Mark Buza, convicted of arson in the burning of a San Francisco police car during a political protest, challenged the 1998 voter-approved law that requires police to collect DNA from any adult arrested for a felony, at the time of the arrest or during the booking process.
Police arrested Buza in 2009 after he was found near a burning police car and a search of nearby woods turned up a road flare and a bottle containing oil and gasloline, and oil was later found in Buza’s backpack. After his arrest, Buza refused to give a DNA sample and was charged with a misdemeanor for violation of the DNA Act.

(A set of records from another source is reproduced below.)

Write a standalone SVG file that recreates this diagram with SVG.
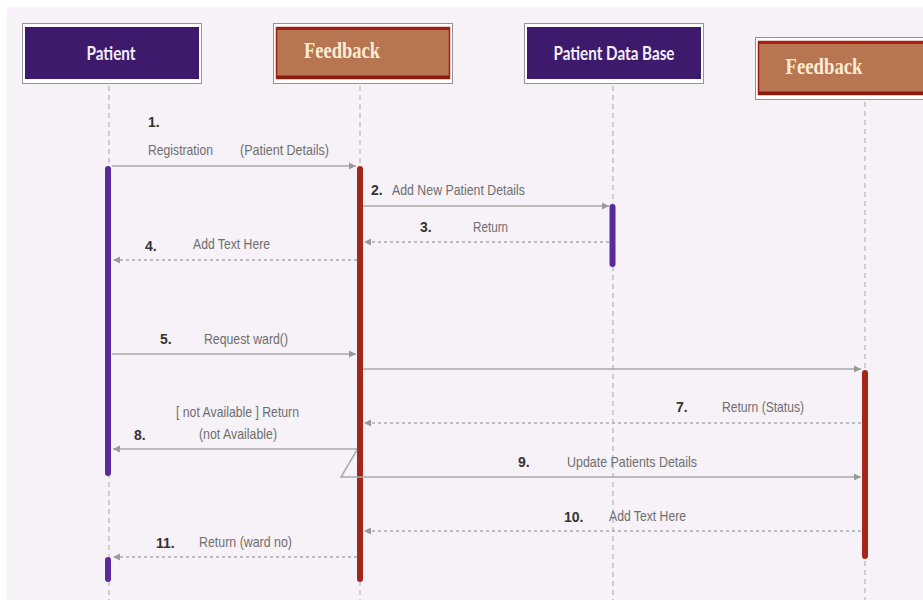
<svg xmlns="http://www.w3.org/2000/svg" width="923" height="600" viewBox="0 0 923 600">
<style>
.lbl{font-family:"Liberation Sans",Arial,sans-serif;font-size:15px;fill:#6e6e6e;}
.num{font-family:"Liberation Sans",Arial,sans-serif;font-size:14px;font-weight:bold;fill:#333;}
.pt{font-family:Lato,"Open Sans",sans-serif;font-size:18px;font-weight:bold;fill:#f4eefa;}
.fb{font-family:"Liberation Serif","Times New Roman",serif;font-size:24px;font-weight:bold;fill:#fbecd6;}
.life{stroke:#a8a8a8;stroke-width:1;stroke-dasharray:5,4;fill:none;}
.msg{stroke:#a9a9a9;stroke-width:1.5;fill:none;}
.ret{stroke:#a9a9a9;stroke-width:1.3;stroke-dasharray:3,3;fill:none;}
.barP{stroke:#5a2a9c;stroke-width:6;stroke-linecap:round;}
.barR{stroke:#a5271a;stroke-width:6;stroke-linecap:round;}
</style>
<defs>
<marker id="ah" markerWidth="8" markerHeight="8" refX="7" refY="4" orient="auto" markerUnits="userSpaceOnUse">
<path d="M0,0.5 L7,4 L0,7.5 Z" fill="#9a9a9a"/>
</marker>
</defs>
<rect width="923" height="600" fill="#ffffff"/>
<rect x="7" y="7" width="916" height="593" fill="#f6f2f8"/>

<g id="lifelines">
<line class="life" x1="109" y1="86" x2="109" y2="600"/>
<line class="life" x1="360" y1="86" x2="360" y2="600"/>
<line class="life" x1="613" y1="86" x2="613" y2="600"/>
<line class="life" x1="865" y1="102" x2="865" y2="600"/>
</g>

<g id="node-patient">
<rect x="22.5" y="23.5" width="179" height="60" fill="#ffffff" stroke="#9a8fa4" stroke-width="1"/>
<rect x="25" y="27" width="174" height="52" fill="#3d1a6c"/>
<text class="pt" x="111" y="60" text-anchor="middle" textLength="49" lengthAdjust="spacingAndGlyphs">Patient</text>
</g>

<g id="node-feedback1">
<rect x="273.5" y="23.5" width="179" height="60" fill="#ffffff" stroke="#9a8f95" stroke-width="1"/>
<rect x="276.5" y="27.5" width="173" height="51" fill="#b87551" stroke="#9e1e10" stroke-width="1.5"/>
<rect x="277" y="27" width="172" height="3" fill="#9e1e10"/>
<rect x="277" y="75.5" width="172" height="3" fill="#8a1a0e"/>
<text class="fb" x="342" y="58" text-anchor="middle" textLength="76" lengthAdjust="spacingAndGlyphs">Feedback</text>
</g>

<g id="node-patientdb">
<rect x="524.5" y="23.5" width="179" height="60" fill="#ffffff" stroke="#9a8fa4" stroke-width="1"/>
<rect x="527" y="27" width="174" height="52" fill="#3d1a6c"/>
<text class="pt" x="614" y="60" text-anchor="middle" textLength="121" lengthAdjust="spacingAndGlyphs">Patient Data Base</text>
</g>

<g id="node-feedback2">
<rect x="755.5" y="37.5" width="175" height="62" fill="#ffffff" stroke="#9a8f95" stroke-width="1"/>
<rect x="758.5" y="41.5" width="170" height="53" fill="#b87551" stroke="#9e1e10" stroke-width="1.5"/>
<rect x="759" y="41" width="170" height="3" fill="#b31e10"/>
<rect x="759" y="91.5" width="170" height="3" fill="#8a1a0e"/>
<text class="fb" x="824" y="74" text-anchor="middle" textLength="77" lengthAdjust="spacingAndGlyphs">Feedback</text>
</g>

<g id="activations">
<line class="barP" x1="108" y1="169" x2="108" y2="473"/>
<line class="barP" x1="108" y1="560" x2="108" y2="579"/>
<line class="barR" x1="360" y1="169" x2="360" y2="579"/>
<line class="barP" x1="612.5" y1="207" x2="612.5" y2="264"/>
<line class="barR" x1="865" y1="373" x2="865" y2="556"/>
</g>

<g id="connectors">
<line class="msg" x1="112" y1="166" x2="356" y2="166" marker-end="url(#ah)"/>
<line class="msg" x1="363" y1="206" x2="609" y2="206" marker-end="url(#ah)"/>
<line class="ret" x1="609" y1="242" x2="364" y2="242" marker-end="url(#ah)"/>
<line class="ret" x1="357" y1="260" x2="113" y2="260" marker-end="url(#ah)"/>
<line class="msg" x1="112" y1="354" x2="356" y2="354" marker-end="url(#ah)"/>
<line class="msg" x1="363" y1="369" x2="861" y2="369" marker-end="url(#ah)"/>
<line class="ret" x1="861" y1="423" x2="364" y2="423" marker-end="url(#ah)"/>
<line class="msg" x1="357" y1="449" x2="113" y2="449" marker-end="url(#ah)"/>
<polyline class="msg" points="357,450 341,477 861,477" marker-end="url(#ah)"/>
<line class="ret" x1="861" y1="531" x2="364" y2="531" marker-end="url(#ah)"/>
<line class="ret" x1="357" y1="557" x2="113" y2="557" marker-end="url(#ah)"/>
</g>

<g id="labels">
<text class="num" x="148" y="127">1.</text>
<text class="lbl" x="148" y="155" textLength="65" lengthAdjust="spacingAndGlyphs">Registration</text>
<text class="lbl" x="240" y="155" textLength="89" lengthAdjust="spacingAndGlyphs">(Patient Details)</text>
<text class="num" x="371" y="195">2.</text>
<text class="lbl" x="392" y="195" textLength="133" lengthAdjust="spacingAndGlyphs">Add New Patient Details</text>
<text class="num" x="420" y="232">3.</text>
<text class="lbl" x="473" y="232" textLength="35" lengthAdjust="spacingAndGlyphs">Return</text>
<text class="num" x="145" y="251">4.</text>
<text class="lbl" x="193" y="249" textLength="77" lengthAdjust="spacingAndGlyphs">Add Text Here</text>
<text class="num" x="160" y="344">5.</text>
<text class="lbl" x="204" y="344" textLength="84" lengthAdjust="spacingAndGlyphs">Request ward()</text>
<text class="num" x="676" y="412">7.</text>
<text class="lbl" x="722" y="412" textLength="82" lengthAdjust="spacingAndGlyphs">Return (Status)</text>
<text class="lbl" x="176" y="417" textLength="123" lengthAdjust="spacingAndGlyphs">[ not Available ] Return</text>
<text class="num" x="134" y="440">8.</text>
<text class="lbl" x="199" y="439" textLength="78" lengthAdjust="spacingAndGlyphs">(not Available)</text>
<text class="num" x="518" y="467">9.</text>
<text class="lbl" x="567" y="467" textLength="130" lengthAdjust="spacingAndGlyphs">Update Patients Details</text>
<text class="num" x="564" y="522">10.</text>
<text class="lbl" x="609" y="521" textLength="77" lengthAdjust="spacingAndGlyphs">Add Text Here</text>
<text class="num" x="156" y="548">11.</text>
<text class="lbl" x="199" y="547" textLength="93" lengthAdjust="spacingAndGlyphs">Return (ward no)</text>
</g>
</svg>
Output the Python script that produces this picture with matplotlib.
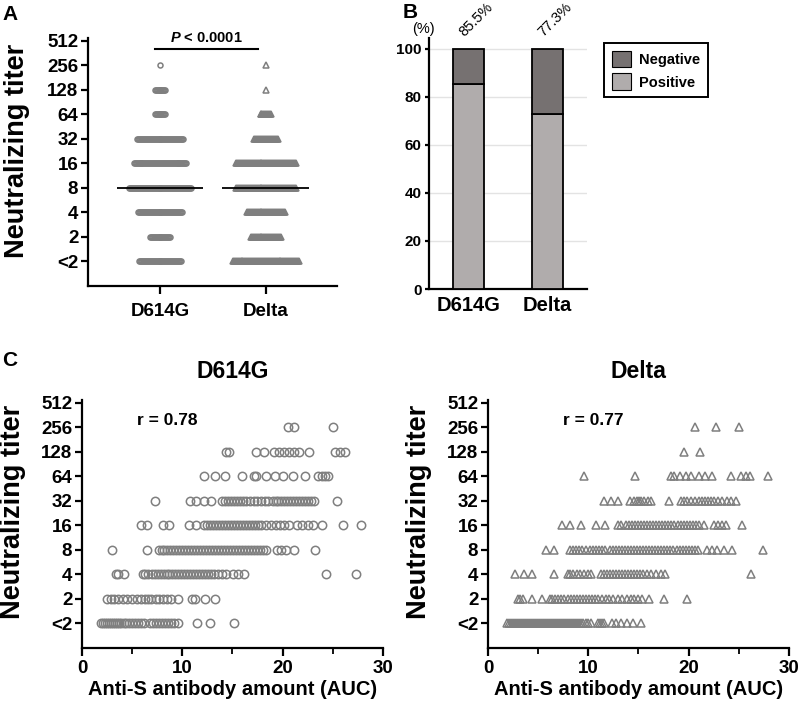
import numpy as np
import matplotlib
matplotlib.use("Agg")
import matplotlib.pyplot as plt
from matplotlib.patches import Patch

plt.rcParams['font.family'] = ['Liberation Sans', 'DejaVu Sans']
plt.rcParams['font.weight'] = 'bold'
plt.rcParams['mathtext.fontset'] = 'custom'
plt.rcParams['mathtext.it'] = 'Liberation Sans:bold:italic'
plt.rcParams['axes.linewidth'] = 1.6

## Data
titer_labels = ['<2', '2', '4', '8', '16', '32', '64', '128', '256', '512']
variants = ['D614G', 'Delta']

# Panel A: number of sera at each titer level (<2 ... 256)
counts_d614g = [44, 22, 46, 64, 55, 48, 12, 12, 1]
counts_delta = [69, 32, 40, 62, 62, 25, 12, 1, 1]
median_level = [3, 3]          # titer 8

# Panel B: % positive / negative
positive_pct = [85.5, 72.7]
negative_pct = [14.5, 27.3]
pct_labels = ['85.5%', '77.3%']

# Panel C: anti-S AUC of each serum, per titer level (<2 ... 256)
auc_d614g = [
    [1.9, 2.1, 2.3, 2.5, 2.7, 2.9, 3.1, 3.3, 3.5, 3.7, 3.9, 4.2, 4.4, 4.7, 5.0, 5.3, 5.6, 5.9, 6.2,
     6.8, 7.1, 7.4, 7.7, 8.0, 8.3, 8.6, 8.9, 9.2, 9.6, 11.5, 12.8, 15.2],
    [2.5, 2.9, 3.2, 3.6, 4.1, 4.5, 5.0, 5.5, 5.9, 6.3, 6.6, 6.9, 7.4, 7.7, 8.1, 8.5, 8.9, 9.6,
     11.0, 11.3, 12.3, 13.3],
    [3.4, 3.6, 4.2, 6.1, 6.3, 6.6, 7.0, 7.3, 7.6, 7.9, 8.2, 8.5, 8.7, 9.0, 9.3, 9.6, 9.9, 10.2,
     10.5, 10.8, 11.1, 11.4, 11.7, 12.0, 12.3, 12.6, 12.9, 13.2, 13.6, 14.0, 14.4, 15.1, 15.6,
     16.2, 24.3, 27.3],
    [3.0, 6.5, 7.7, 8.0, 8.2, 8.5, 8.8, 9.1, 9.4, 9.7, 10.0, 10.3, 10.6, 10.9, 11.2, 11.5, 11.8,
     12.1, 12.4, 12.7, 13.0, 13.3, 13.6, 13.9, 14.2, 14.5, 14.8, 15.1, 15.4, 15.7, 16.0, 16.3,
     16.6, 16.9, 17.2, 17.5, 17.8, 18.1, 18.4, 19.4, 19.8, 20.3, 21.1, 23.2],
    [5.9, 6.5, 8.1, 8.7, 10.7, 11.4, 12.2, 12.5, 12.8, 13.1, 13.4, 13.7, 14.0, 14.3, 14.6, 14.9,
     15.2, 15.5, 15.8, 16.1, 16.4, 16.7, 17.0, 17.3, 17.6, 17.9, 18.4, 18.8, 19.3, 19.7, 20.1,
     20.6, 21.4, 21.9, 22.5, 23.0, 23.9, 26.0, 27.8],
    [7.3, 10.8, 11.4, 12.2, 12.9, 14.0, 14.3, 14.6, 14.9, 15.2, 15.5, 15.8, 16.1, 16.4, 16.8,
     17.2, 17.5, 17.9, 18.3, 18.6, 19.0, 19.3, 19.5, 19.8, 20.1, 20.4, 20.7, 21.0, 21.3, 21.6,
     21.9, 22.2, 22.5, 22.8, 23.1, 25.4],
    [12.2, 13.3, 14.3, 16.0, 17.2, 17.4, 18.4, 19.2, 20.0, 21.0, 22.2, 23.5, 23.9, 24.2, 24.5],
    [14.4, 14.7, 17.4, 18.2, 19.1, 19.6, 20.1, 20.6, 21.1, 21.6, 22.6, 25.2, 25.7, 26.2],
    [20.5, 21.1, 25.0],
]
auc_delta = [
    [1.9, 2.1, 2.3, 2.5, 2.7, 2.9, 3.1, 3.3, 3.5, 3.7, 3.9, 4.1, 4.3, 4.5, 4.7, 4.9, 5.1, 5.3,
     5.5, 5.7, 5.9, 6.1, 6.3, 6.5, 6.7, 6.9, 7.1, 7.3, 7.5, 7.7, 7.9, 8.1, 8.3, 8.5, 8.7, 8.9,
     9.1, 9.3, 9.5, 9.8, 10.0, 10.3, 11.0, 11.2, 11.4, 11.6, 12.4, 12.8, 13.3, 13.9, 14.5, 15.3],
    [3.0, 3.2, 3.5, 4.4, 5.4, 6.2, 6.4, 6.7, 7.0, 7.3, 7.6, 8.0, 8.3, 8.6, 8.9, 9.2, 9.5, 9.8,
     10.1, 10.4, 10.7, 11.0, 11.4, 11.8, 12.1, 12.5, 13.0, 13.4, 13.9, 14.3, 14.6, 15.0, 15.4,
     16.1, 17.6, 19.8],
    [2.7, 3.6, 4.4, 6.6, 8.0, 8.2, 8.5, 8.9, 9.2, 9.6, 10.0, 10.3, 11.3, 11.6, 11.9, 12.2, 12.5,
     12.8, 13.1, 13.4, 13.7, 14.0, 14.3, 14.6, 14.9, 15.2, 15.5, 15.9, 16.3, 16.8, 17.3, 17.7,
     26.2],
    [5.8, 6.6, 8.2, 8.5, 8.8, 9.1, 9.4, 9.8, 10.2, 10.5, 10.8, 11.1, 11.4, 11.7, 12.2, 12.5,
     12.8, 13.1, 13.4, 13.7, 14.0, 14.3, 14.6, 14.9, 15.2, 15.5, 15.8, 16.1, 16.4, 16.7, 17.0,
     17.3, 17.6, 17.9, 18.2, 18.5, 18.8, 19.1, 19.4, 19.7, 20.0, 20.3, 20.6, 20.9, 21.8, 22.3,
     22.8, 23.5, 24.3, 27.4],
    [7.4, 8.2, 9.3, 10.8, 11.7, 13.0, 13.3, 13.8, 14.1, 14.4, 14.7, 15.0, 15.3, 15.6, 15.9,
     16.2, 16.5, 16.8, 17.1, 17.4, 17.7, 18.0, 18.3, 18.6, 18.9, 19.2, 19.5, 19.8, 20.1, 20.4,
     20.7, 21.0, 21.5, 22.5, 22.9, 23.3, 23.7, 25.3],
    [11.6, 12.3, 13.0, 14.2, 14.6, 14.9, 15.1, 15.3, 15.6, 16.0, 16.3, 18.1, 19.2, 19.5, 19.8,
     20.2, 20.6, 21.0, 21.3, 21.6, 21.9, 22.2, 22.5, 22.9, 23.3, 23.8, 24.2, 24.7],
    [9.6, 14.7, 18.3, 18.6, 19.1, 19.7, 20.2, 21.0, 21.6, 22.3, 24.2, 25.2, 25.7, 26.1, 27.9],
    [19.5, 21.1],
    [20.6, 22.7, 25.0],
]
r_values = ['r = 0.78', 'r = 0.77']

gray = '#7f7f7f'

fig = plt.figure(figsize=(8.0, 7.02), dpi=100)


def style_titer_axis(ax, fs=13.5):
    ax.set_ylim(-1, 9.12)
    ax.set_yticks(range(len(titer_labels)))
    ax.set_yticklabels(titer_labels, fontsize=fs, fontweight='bold')
    ax.spines['top'].set_visible(False)
    ax.spines['right'].set_visible(False)
    ax.tick_params(axis='y', length=5, width=1.6, pad=2)


## Panel A: dot plot
axA = fig.add_axes([0.11, 0.5926, 0.311, 0.3533])
spacing = 0.0092
for xi, (counts, mk, ms) in enumerate([(counts_d614g, 'o', 3.6), (counts_delta, '^', 3.8)]):
    for lvl, n in enumerate(counts):
        xs = xi + (np.arange(n) - (n - 1) / 2) * spacing
        axA.plot(xs, np.full(n, lvl), mk, ms=ms, mfc='none', mec=gray, mew=1.1, ls='none')
    axA.hlines(median_level[xi], xi - 0.41, xi + 0.41, color='black', lw=1.3, zorder=5)
style_titer_axis(axA)
axA.set_xlim(-0.68, 1.67)
axA.set_xticks([0, 1])
axA.set_xticklabels(variants, fontsize=13.5, fontweight='bold')
axA.tick_params(axis='x', length=6, width=1.6, pad=6)
axA.set_ylabel('Neutralizing titer', fontsize=19.5, fontweight='bold')
axA.yaxis.set_label_coords(-0.235, 0.545)
axA.plot([-0.05, 0.93], [8.69, 8.69], color='black', lw=1.5, clip_on=False)
axA.text(0.44, 8.82, r'$P$ < 0.0001', ha='center', va='bottom', fontsize=10.5,
         fontweight='bold')

## Panel B: stacked bars
axB = fig.add_axes([0.536, 0.5883, 0.1975, 0.3575])
xb = np.arange(len(variants))
axB.bar(xb, positive_pct, width=0.39, color='#b0acac', edgecolor='black', lw=1.3, zorder=3)
axB.bar(xb, negative_pct, width=0.39, bottom=positive_pct, color='#767171',
        edgecolor='black', lw=1.3, zorder=3)
axB.set_xlim(-0.5, 1.5)
axB.set_ylim(0, 104.5)
axB.set_yticks([0, 20, 40, 60, 80, 100])
axB.set_yticklabels(['0', '20', '40', '60', '80', '100'], fontsize=11, fontweight='bold')
axB.yaxis.grid(True, color='#e3e3e3', lw=1.0, zorder=0)
axB.set_axisbelow(True)
axB.set_xticks(xb)
axB.set_xticklabels(variants, fontsize=14.5, fontweight='bold')
axB.tick_params(axis='x', length=0, pad=5)
axB.tick_params(axis='y', length=3, width=1.6, pad=2)
axB.spines['top'].set_visible(False)
axB.spines['right'].set_visible(False)
for xi, lab in zip(xb, pct_labels):
    axB.text(xi + 0.1, 112, lab, rotation=45, ha='center', va='center', fontsize=10.5,
             fontweight='normal', clip_on=False)
fig.text(423 / 800, 1 - 29 / 702, '(%)', ha='center', va='center', fontsize=10.5,
         fontweight='normal')
fig.legend(handles=[Patch(facecolor='#767171', edgecolor='black', lw=0.8, label='Negative'),
                    Patch(facecolor='#b0acac', edgecolor='black', lw=0.8, label='Positive')],
           loc='upper left', bbox_to_anchor=(597 / 800, 1 - 36 / 702), fancybox=False,
           edgecolor='black', framealpha=1, handlelength=1.3, handleheight=1.4,
           borderpad=0.5, labelspacing=0.4, handletextpad=0.6,
           prop={'weight': 'bold', 'size': 10.5}).get_frame().set_linewidth(1.4)

## Panel C: scatter plots
for k, (auc, mk, ms, left) in enumerate([(auc_d614g, 'o', 6.0, 0.1025),
                                         (auc_delta, '^', 6.3, 0.61)]):
    ax = fig.add_axes([left, 0.0775, 0.376, 0.353])
    for lvl, xs in enumerate(auc):
        ax.plot(xs, np.full(len(xs), lvl), mk, ms=ms, mfc='none', mec=gray, mew=1.1, ls='none')
    style_titer_axis(ax)
    ax.set_xlim(0, 30)
    ax.set_xticks([0, 10, 20, 30])
    ax.set_xticklabels(['0', '10', '20', '30'], fontsize=13.5, fontweight='bold')
    ax.set_xticks([5, 15, 25], minor=True)
    ax.tick_params(axis='x', which='major', length=6, width=1.6, pad=3)
    ax.tick_params(axis='x', which='minor', length=4, width=1.3)
    ax.set_xlabel('Anti-S antibody amount (AUC)', fontsize=14.5, fontweight='bold', labelpad=2)
    ax.set_ylabel('Neutralizing titer', fontsize=19.5, fontweight='bold')
    ax.yaxis.set_label_coords(-0.185, 0.548)
    ax.set_title(variants[k], fontsize=16.5, fontweight='bold', pad=16)
    ax.text(5.5 if k == 0 else 7.5, 8.26, r_values[k], ha='left', va='center',
            fontsize=12.5, fontweight='bold')

## Panel letters
fig.text(10 / 800, 1 - 14 / 702, 'A', ha='center', va='center', fontsize=15, fontweight='bold')
fig.text(410 / 800, 1 - 12 / 702, 'B', ha='center', va='center', fontsize=15, fontweight='bold')
fig.text(10 / 800, 1 - 361 / 702, 'C', ha='center', va='center', fontsize=15, fontweight='bold')

fig.savefig('out.png', dpi=100)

The First District Court of Appeal held Thursday, for the second time in Buza’s case, that the collection law violates the Fourth Amendment protection against unreasonable searches because it comes before there has been a judicial determination of probable cause to level charges.
The DNA act “intrudes too quickly and too deeply” into the privacy rights of arrestees,” wrote Justice Anthony Kline for the panel.
The panel issued a similar ruling in 2011 in Buza’s case but the California Supreme Court vacated the decision and sent it back to the panel to review in light of the 2013, U.S. Supreme Court decision, in King v. Maryland, that for the first time allowed DNA collection at the time of arrest. Previously, the high court had only allowed DNA collection after a conviction.
Thursday’s ruling, after a review of King, again strikes down the law.
“Because of significant differences between the California DNA Act and the Maryland law considered in King, we question whether King establishes the validity of the California Act’s application to arrestees under the Fourth Amendment,” Kline wrote.
But in any event, the panel based its decision solely on the California Constitution, “which in our view undoubtedly prohibits the search and seizure at issue,” Kline said.
Differences in Maryland Law
The biggest between Maryland and California law is that in Maryland a court is required to make a probable cause determination and an arraignment prior to a DNA collection. While the California law demands collection of DNA as soon as possible after arrest.
“This means that the arrestee’s DNA may be processed on the basis of an arresting officer’s designation of the alleged crime, even if he or she is never charged with a qualifying – or indeed any – crime,” Kline wrote.
He also pointed out that privacy expectations of a prearraigment arrestee are higher than those who has been subjected to a judicial finding of probable cause. He added that due to processing time, it is unlikely that immediate collection would make the DNA available any sooner.
“Like the four dissenting justices in King, we are unwilling to accept the premises that analysis of arrestees’ DNA is intended or in fact used for identification rather than investigation, or that ‘identification’ encompasses investigating criminal history,” he said.
Joining Kline were Justice James Richman and visiting Alameda Superior Court Judge Steven Brick.